FIDEL: It’s been challenging to say the least, but we’re doing it. The hardest part of what I did with this new cultivation facility was scaling up my practices that I’ve been known for on a small batch. So things like not settling with the fact that everyone in this industry growing at the scale that I am is using salts. I want to use liquids. I like the results of how flower comes out with liquids. Not changing the fact that I have so many rooms, so many plants, and I’m on dripping meters and most people would feed [their plants] tea brews. But I still go through the trouble of feeding that to my plants; I [hand-mix] my cocoa if I need to, because I grow in cocoa. So I’ve been able to scale all our practices to the best of my ability. And it shows that you can grow quality flower at scale.
But with that comes product allocation. You don’t want to flood your own brand with a couple of the same strains. When you have such a big business, you really want to be able to fill the need of bulk fires and still fulfill your brand. So I’ve been able to put a lot of genetics per room and I have cool strategic planning notes. “When I harvest this product allocation, how many plants, how many pounds you’re going to pre-package, how many are going into hash holes, how many going into this collab, and how much is going bulk?” So I’ve been able to fine-tune it pretty well.
What's Next For Fidel's?
CHAMPELLI: What should the public be looking for from Fidel’s in 2023? Any projects you want to highlight?

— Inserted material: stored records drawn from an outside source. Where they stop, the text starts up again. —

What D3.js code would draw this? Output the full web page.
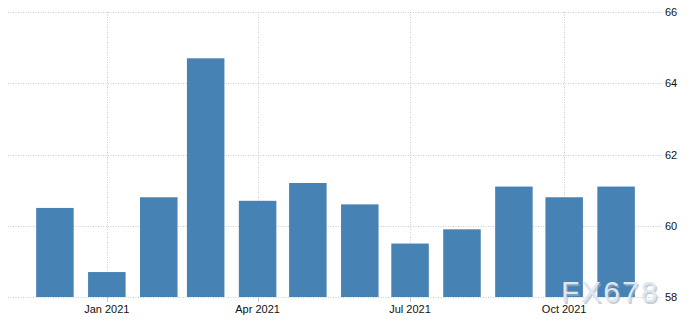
<!DOCTYPE html>
<html>
<head>
<meta charset="utf-8">
<script src="https://cdn.jsdelivr.net/npm/d3@7"></script>
<style>
  body { margin: 0; background: #fff; }
  svg { display: block; font-family: "Liberation Sans", Arial, sans-serif; }
  .grid line { stroke: #ccc; stroke-dasharray: 1,1.5; }
  .tick-label { fill: #111; font-size: 11px; }
</style>
</head>
<body>
<div id="chart"></div>
<script>
// monthly readings, Dec 2020 .. Nov 2021
const months = ["2020-12", "2021-01", "2021-02", "2021-03", "2021-04", "2021-05",
                "2021-06", "2021-07", "2021-08", "2021-09", "2021-10", "2021-11"];
const values = [60.5, 58.7, 60.8, 64.7, 60.7, 61.2, 60.6, 59.5, 59.9, 61.1, 60.8, 61.1];
const yTicks = [58, 60, 62, 64, 66];
const xTicks = ["2021-01", "2021-04", "2021-07", "2021-10"];

const width = 690, height = 328;
const margin = {top: 12, right: 27, bottom: 31, left: 8};
const barWidth = 37.5;

const parseMonth = d3.timeParse("%Y-%m");
const data = months.map((m, i) => ({date: parseMonth(m), value: values[i]}));

const svg = d3.select("#chart").append("svg")
    .attr("width", width)
    .attr("height", height);

const x = d3.scaleTime()
    .domain([new Date(2020, 10, 3), new Date(2021, 10, 29)])
    .range([margin.left, width - margin.right]);

const y = d3.scaleLinear()
    .domain([58, 66])
    .range([height - margin.bottom, margin.top]);

// gridlines
const grid = svg.append("g").attr("class", "grid");

grid.selectAll(".hgrid")
    .data(yTicks)
    .join("line")
    .attr("class", "hgrid")
    .attr("x1", margin.left)
    .attr("x2", width - margin.right)
    .attr("y1", d => Math.round(y(d)) + 0.5)
    .attr("y2", d => Math.round(y(d)) + 0.5);

grid.selectAll(".vgrid")
    .data(xTicks.map(parseMonth))
    .join("line")
    .attr("class", "vgrid")
    .attr("x1", d => Math.round(x(d)) + 0.5)
    .attr("x2", d => Math.round(x(d)) + 0.5)
    .attr("y1", y(66))
    .attr("y2", y(58));

// bars
svg.append("g")
    .selectAll("rect")
    .data(data)
    .join("rect")
    .attr("x", d => x(d.date) - barWidth / 2)
    .attr("width", barWidth)
    .attr("y", d => y(d.value))
    .attr("height", d => y(58) - y(d.value))
    .attr("fill", "#4682b4");

// x axis: small ticks and labels
const xAxis = svg.append("g");
xAxis.selectAll("line")
    .data(xTicks.map(parseMonth))
    .join("line")
    .attr("x1", d => Math.round(x(d)) + 0.5)
    .attr("x2", d => Math.round(x(d)) + 0.5)
    .attr("y1", y(58))
    .attr("y2", y(58) + 5)
    .attr("stroke", "#ccc");

xAxis.selectAll("text")
    .data(xTicks.map(parseMonth))
    .join("text")
    .attr("class", "tick-label")
    .attr("x", d => x(d))
    .attr("y", y(58) + 16)
    .attr("text-anchor", "middle")
    .text(d3.timeFormat("%b %Y"));

// y axis labels on the right
svg.append("g")
    .selectAll("text")
    .data(yTicks)
    .join("text")
    .attr("class", "tick-label")
    .attr("x", width - margin.right + 2)
    .attr("y", d => y(d))
    .attr("dominant-baseline", "central")
    .text(d => d);

// watermark
const wm = svg.append("g").attr("transform", "translate(561 302)");
wm.append("text")
    .attr("x", 1.5).attr("y", 1.5)
    .attr("font-size", 30)
    .attr("letter-spacing", 2)
    .attr("fill", "#9fb0c2")
    .attr("opacity", 0.6)
    .text("FX678");
wm.append("text")
    .attr("font-size", 30)
    .attr("letter-spacing", 2)
    .attr("fill", "#dfe8f1")
    .text("FX678");
</script>
</body>
</html>
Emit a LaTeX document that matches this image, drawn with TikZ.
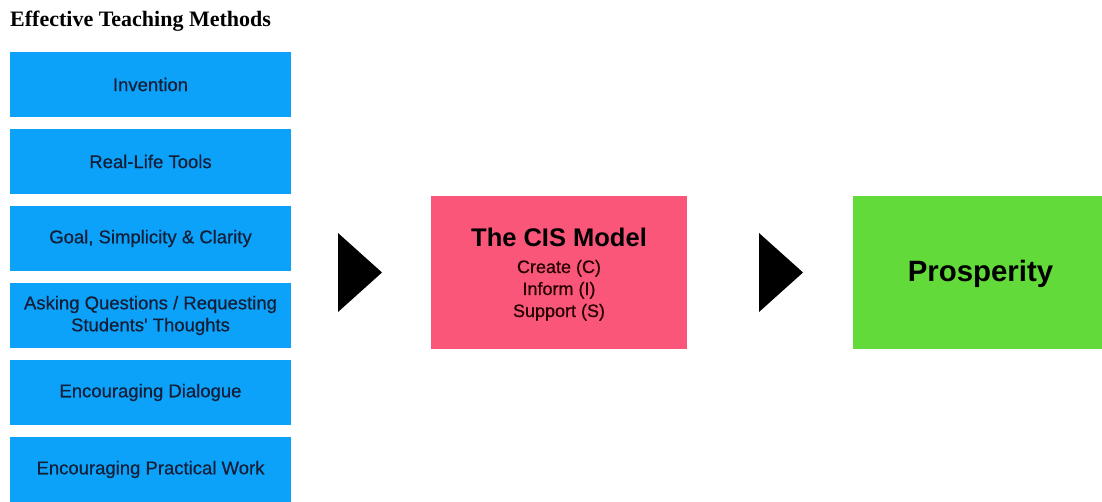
\documentclass[tikz,border=0pt]{standalone}
\usepackage{fontspec}
\setmainfont{Liberation Serif}
\setsansfont{Liberation Sans}
\newfontfamily\medsans[FakeBold=0.5]{Liberation Sans}
\begin{document}
\definecolor{methodblue}{RGB}{12,162,250}
\definecolor{modelpink}{RGB}{249,86,122}
\definecolor{prosgreen}{RGB}{98,218,58}
\definecolor{navytext}{RGB}{20,30,55}
\begin{tikzpicture}[x=1pt,y=-1pt,
  method/.style={rectangle, fill=methodblue, minimum width=281pt, minimum height=65pt,
    inner sep=0pt, align=center, text=navytext, font=\medsans\fontsize{18.5}{22}\selectfont},
  model/.style={rectangle, fill=modelpink, minimum width=256pt, minimum height=153pt,
    inner sep=0pt},
  result/.style={rectangle, fill=prosgreen, minimum width=249pt, minimum height=153pt,
    inner sep=0pt},
  pointer/.style={fill=black}]
\useasboundingbox (0,0) rectangle (1102,502);
\clip (0,0) rectangle (1102,502);

% heading
\node[anchor=base west, inner sep=0pt, font=\rmfamily\bfseries\fontsize{22}{24}\selectfont]
  (title) at (10,27) {Effective Teaching Methods};

% column of teaching methods
\node[method] (m1) at (150.5,84.5) {Invention};
\node[method] (m2) at (150.5,161.5) {Real-Life Tools};
\node[method] (m3) at (150.5,238.5) {Goal, Simplicity \& Clarity};
\node[method] (m4) at (150.5,315.5) {Asking Questions / Requesting\\Students' Thoughts};
\node[method] (m5) at (150.5,392.5) {Encouraging Dialogue};
\node[method] (m6) at (150.5,469.5) {Encouraging Practical Work};

% the model
\node[model] (cis) at (559,272.5) {};
\node[anchor=base, inner sep=0pt, font=\sffamily\bfseries\fontsize{25.5}{28}\selectfont]
  (cistitle) at (559,247) {The CIS Model};
\node[anchor=base, inner sep=0pt, text=black!85!red, font=\medsans\fontsize{18}{22}\selectfont]
  (cisc) at (559,273) {Create (C)};
\node[anchor=base, inner sep=0pt, text=black!85!red, font=\medsans\fontsize{18}{22}\selectfont]
  (cisi) at (559,295) {Inform (I)};
\node[anchor=base, inner sep=0pt, text=black!85!red, font=\medsans\fontsize{18}{22}\selectfont]
  (ciss) at (559,317) {Support (S)};

% outcome
\node[result] (pros) at (977.5,272.5) {};
\node[anchor=base, inner sep=0pt, font=\sffamily\bfseries\fontsize{29.4}{32}\selectfont]
  (prostext) at (980.5,282) {Prosperity};

% flow markers
\fill[pointer] (338,233) -- (382,272.5) -- (338,312) -- cycle;
\fill[pointer] (759,233) -- (803,272.5) -- (759,312) -- cycle;
\end{tikzpicture}
\end{document}
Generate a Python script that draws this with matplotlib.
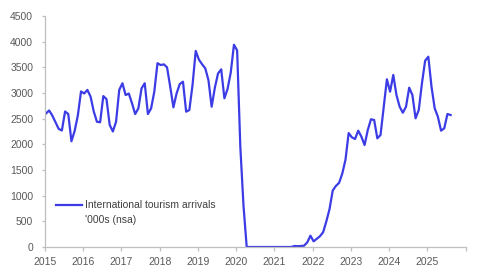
import matplotlib
matplotlib.use("Agg")
import matplotlib.pyplot as plt
import numpy as np

start_year = 2015
arrivals = [
    # 2015
    2600, 2660, 2560, 2430, 2300, 2270, 2640, 2590, 2060, 2260, 2560, 3030,
    # 2016
    2990, 3060, 2930, 2640, 2440, 2430, 2940, 2880, 2380, 2250, 2440, 3060,
    # 2017
    3190, 2960, 2990, 2800, 2590, 2700, 3090, 3190, 2590, 2700, 3025, 3580,
    # 2018
    3545, 3558, 3500, 3123, 2721, 2993, 3175, 3220, 2636, 2669, 3156, 3820,
    # 2019
    3650, 3560, 3480, 3250, 2733, 3100, 3380, 3461, 2896, 3080, 3400, 3940,
    # 2020
    3830, 1950, 800, 0, 0, 0, 0, 0, 0, 0, 0, 0,
    # 2021
    0, 0, 0, 0, 0, 0, 20, 15, 20, 25, 90, 220,
    # 2022
    110, 160, 210, 290, 500, 740, 1100, 1190, 1250, 1430, 1700, 2220,
    # 2023
    2137, 2104, 2266, 2149, 1987, 2279, 2488, 2474, 2117, 2182, 2733, 3267,
    # 2024
    3025, 3351, 2961, 2733, 2616, 2733, 3104, 2961, 2507, 2669, 3188, 3629,
    # 2025
    3707, 3123, 2702, 2538, 2266, 2312, 2591, 2571,
]
series_label = "International tourism arrivals"
series_label2 = "'000s (nsa)"
year_ticks = list(range(2015, 2027))
year_labels = [str(y) for y in range(2015, 2026)] + [""]
y_ticks = list(range(0, 4501, 500))

x = start_year + (np.arange(len(arrivals)) + 0.3) / 12.0

plt.rcParams['font.family'] = ['Liberation Sans', 'DejaVu Sans']
fig = plt.figure(figsize=(4.8, 2.78), dpi=100)
ax = fig.add_axes([45/480, 1-247/278, 420.6/480, 231/278])

line_color = '#3c3ce6'
ax.plot(x, arrivals, color=line_color, lw=1.6, label=series_label,
        solid_joinstyle='round')

ax.set_xlim(2015, 2026)
ax.set_ylim(0, 4500)
ax.set_xticks(year_ticks)
ax.set_xticklabels(year_labels)
ax.set_yticks(y_ticks)

for s in ['top', 'right']:
    ax.spines[s].set_visible(False)
for s in ['left', 'bottom']:
    ax.spines[s].set_color('#bfbfbf')
    ax.spines[s].set_linewidth(0.9)

ax.tick_params(axis='both', colors='#bfbfbf', labelcolor='#595959',
               labelsize=7.5, width=0.9)
ax.tick_params(axis='y', length=2.5, pad=6)
ax.tick_params(axis='x', length=3, pad=4)

leg = ax.legend(loc='upper left', bbox_to_anchor=(0.026, 0.202),
                frameon=False, fontsize=7.5, handlelength=2.5,
                handletextpad=0.3, borderpad=0, borderaxespad=0)
for t in leg.get_texts():
    t.set_color('#404040')
ax.text(0.095, 0.137, series_label2, transform=ax.transAxes,
        fontsize=7.5, color='#404040', va='top', ha='left')

fig.savefig('out.png', dpi=100)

FIDEL: A lot of cool hash hole collaborations. I’m working with Talking Terps… We’ve started working on hash holes and we’re going to start on flower, and hopefully we could dabble in clothing together too. My goals for this year have no roof, no ceiling. I want to work with the best of the best of everyone and I don’t think anything is farfetched. We have a lot of cool genetics coming. I have this box called Fidel’s Head Stash, where I get to give the consumer four different phenos of flavors that we’ve hunted. So it’s four seven-gram jars that make up four pheno-hunted flavors by us and they’re all keepers. I’m scaling that up to the masses, getting into these chains of stores that want to carry Fidel’s and dropping my flower there. I feel like I’ve won over the Southern California market. I have to take advantage of all of California now. I’m going to stretch my arms out and just go shake hands with everybody, smoke with everybody, win over every budtender. And once I’ve got California on lock, I want to focus on other states.
CHAMPELLI: Your brand’s so distinctive. Your look, your personality, goes perfectly to who you are as an authentic brand. How do you tune into yourself? Is it meditation, or another way that you’d explain how your whole persona is expressed in your brand?
FIDEL: I wish I meditated. (Laughs) I’m not as perfect as it seems. But I do credit a lot of this just to being dedicated to the craft. I’m dedicated to everything this fucking community has. Me, my team, my family, everybody’s for one goal – for Fidel’s. My goal is just to be a brand that’s more. When I say “legacy brand,” I want to live longer than one lifetime. How do they speak about your brand for lifetimes to come? It’s to make an impact so deep in this lifetime that they speak about it for the next 200, 300 years; that’s how you live to 300 years. I’m honestly just so committed to this brand and the industry. I don’t see any other way. I don’t see anything changing. It’s just building, getting more creative, inspiring more people… I’m passionate. I’m just so passionate.